Au cours de leur histoire et jusqu’à aujourd’hui, les peuples et pays d’Amérique latine ont connu de nombreux et douloureux épisodes de déstabilisation politique, de coups d’État appuyés par les ambitions hégémoniques des États-Unis et subi des politiques néolibérales dévastatrices. Ils ont aussi expérimenté des luttes émancipatrices originales et porté au pouvoir des forces de gauche et de transformation sociale coalisées. Même si, au cours des années 2010, la contre-offensive réactionnaire et ultraconservatrice a triomphé, souvent dans la violence, de l’Équateur au Brésil, en passant par la Colombie et la Bolivie, les mouvements et soulèvements populaires dans plusieurs pays de la zone (Chili, Bolivie, Mexique, etc.), débouchant pour un certain nombre sur des victoires électorales, au cours des deux dernières années, ont singulièrement rebattu les cartes.
Ces récents changements politiques nationaux et le regain de processus régionaux ou internationaux pourraient venir réduire encore l’influence nord-américaine déjà en difficulté et ouvrir des perspectives nouvelles de progrès et de coopérations régionales.

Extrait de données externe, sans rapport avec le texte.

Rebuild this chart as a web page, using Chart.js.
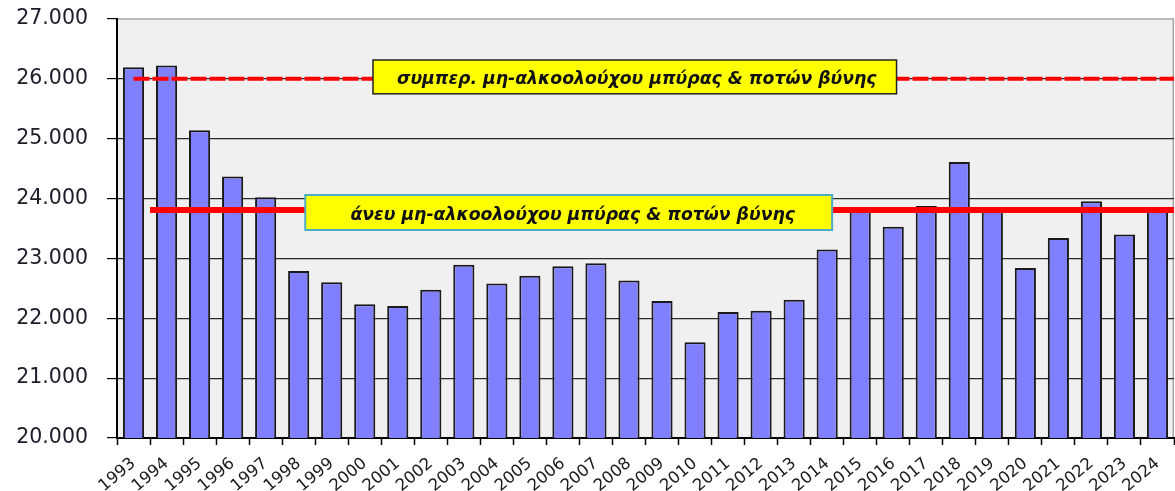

Les avancées et replis des années 2000
En 1959, Cuba a ouvert le ban de la libération des peuples du sud et latino-américains avec la victoire de sa révolution sur la dictature de Batista, devenant le point de référence obligé des luttes et des projets d’émancipation du continent. Les décennies qui suivirent en portent la trace, tout comme les dynamiques de résistance politique et les mouvements sociaux.
Dans les années 1960-1970, les difficultés rencontrées par l’industrialisation mirent en doute la possibilité d’un développement capitaliste autonome des pays latino-américains. Face à la montée des revendications de masse apparaissent des dictatures militaires violemment anticommunistes et socialement régressives dans le Cône Sud et au Brésil. Les années qui suivent sont marquées par l’essor de revendications démocratiques, anti-impérialistes, et, de plus en plus, par des contestations du néolibéralisme. De nouvelles formations politiques voient le jour, en expression et prolongement politique des mouvements sociaux : le Parti des travailleurs (PT) au Brésil (1980), le Mouvement vers le socialisme (MAS) en Bolivie (1997), ou encore Alianza País en Équateur (2006).
Alors que ces changements semblaient prometteurs de dynamiques durables de développement humain, démocratique, social, environnemental, ils n’ont pas pu empêcher la contre-offensive des droites latino-américaines. Que s’est-il passé ?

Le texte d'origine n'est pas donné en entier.